How Gorganizer detects this
A link href has a fragment (the part after `#`) that contains a session token, access_token, id_token, JWT, or auth blob. Legitimate "click here to verify your email" links always put their tokens in the query string because the destination server needs to read them — fragments are NEVER sent to the server in an HTTP request, they are only readable by JavaScript running on the landing page. So a token in a fragment can only be consumed by client-side code, which is exactly the shape of a SPA phishing page that reads the fragment, pre-fills a credential-harvest form with the victim's email, and ships the stolen credentials to the attacker server via XHR. Historical note: OAuth 2.0 Implicit Flow used fragments for access_token and id_token, but the OAuth 2.0 Security Best Current Practice (RFC 8252, 2017) deprecated it and RFC 9700 (2024) formally retired it — every modern OAuth-using app migrated to Authorization Code Flow with PKCE years ago, which returns tokens via POST body to a backend.

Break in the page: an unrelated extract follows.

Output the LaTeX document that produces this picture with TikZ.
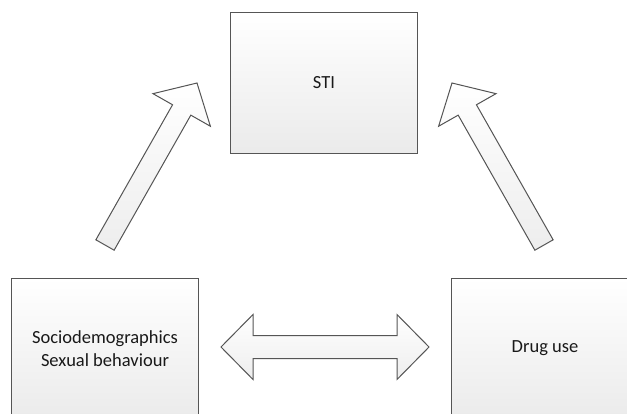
\documentclass[tikz,border=0pt]{standalone}
\usepackage{fontspec}
\setmainfont{Carlito}
\usetikzlibrary{calc}
\definecolor{edge}{HTML}{555555}
\tikzset{
  box/.style={draw=edge, line width=1pt, top color=white, bottom color=black!8,
    minimum width=187pt, minimum height=141pt, inner sep=0pt, align=center,
    font=\fontsize{18.5}{23}\selectfont, text=black!90},
  fat/.style={draw=edge, line width=1pt, top color=white, bottom color=black!7, line join=miter}
}
\newcommand{\fatarrow}[2]{%
  \coordinate (fa-c) at ($(#2)!31pt!(#1)$);
  \path[fat] ($(#1)!10.5pt!90:(#2)$) -- ($(fa-c)!10.5pt!-90:(#1)$) -- ($(fa-c)!33pt!-90:(#1)$)
    -- (#2) -- ($(fa-c)!33pt!90:(#1)$) -- ($(fa-c)!10.5pt!90:(#1)$) -- ($(#1)!10.5pt!-90:(#2)$) -- cycle;}
\begin{document}
\begin{tikzpicture}[x=1pt,y=-1pt]
\useasboundingbox (0,0) rectangle (627,413);
\fill[white] (0,0) rectangle (627,413);
\begin{scope}
\clip (0,0) rectangle (627,413);
\node[box] (sti) at (324,82.5) {STI};
\node[box] (socio) at (105,348.5) {Sociodemographics\\Sexual behaviour};
\node[box] (drug) at (545,348.5) {Drug use};
\end{scope}
% arrow end points
\coordinate (la) at (105,245);
\coordinate (lb) at (197,83);
\coordinate (ra) at (544,245);
\coordinate (rb) at (452,83);
\fatarrow{la}{lb}
\fatarrow{ra}{rb}
% double arrow between socio and drug
\coordinate (dl) at (221,347);
\coordinate (dr) at (429,347);
\path[fat] (dl) -- (253,314.5) -- (253,335.5) -- (397,335.5) -- (397,314.5) -- (dr)
  -- (397,379.5) -- (397,358.5) -- (253,358.5) -- (253,379.5) -- cycle;
\end{tikzpicture}
\end{document}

A legitimate email from 2025+ effectively never links to a URL with a token in the fragment. Detection matches the following fragment parameter names (case-insensitive): access_token, id_token, token, session, auth, jwt. Weight: +3 — moderate, combines with other URL signals rather than solo-triggering.
False-positive guard
Every signal in Gorganizer feeds a multi-module score — never a sole verdict. This is a threat-tier signal — it adds a strong contribution to the trash score. The full pipeline still requires convergence across multiple modules + a margin over the safety floor before deletion happens, and Gmail's trash (30-day recovery) is always used — never permanent delete.
About the scoring engine
Gorganizer's scoring engine emits over 1,800 signals across six modules — headers, sender, subject, body, attachments, and structural metadata. Every email is scored by every module independently; the final verdict requires multiple modules to agree and the trash score to beat the safety floor by a margin.
Sacred safety guards — never delete starred emails, replies, calendar invites, receipts/invoices, or attachments — apply unconditionally regardless of any signal.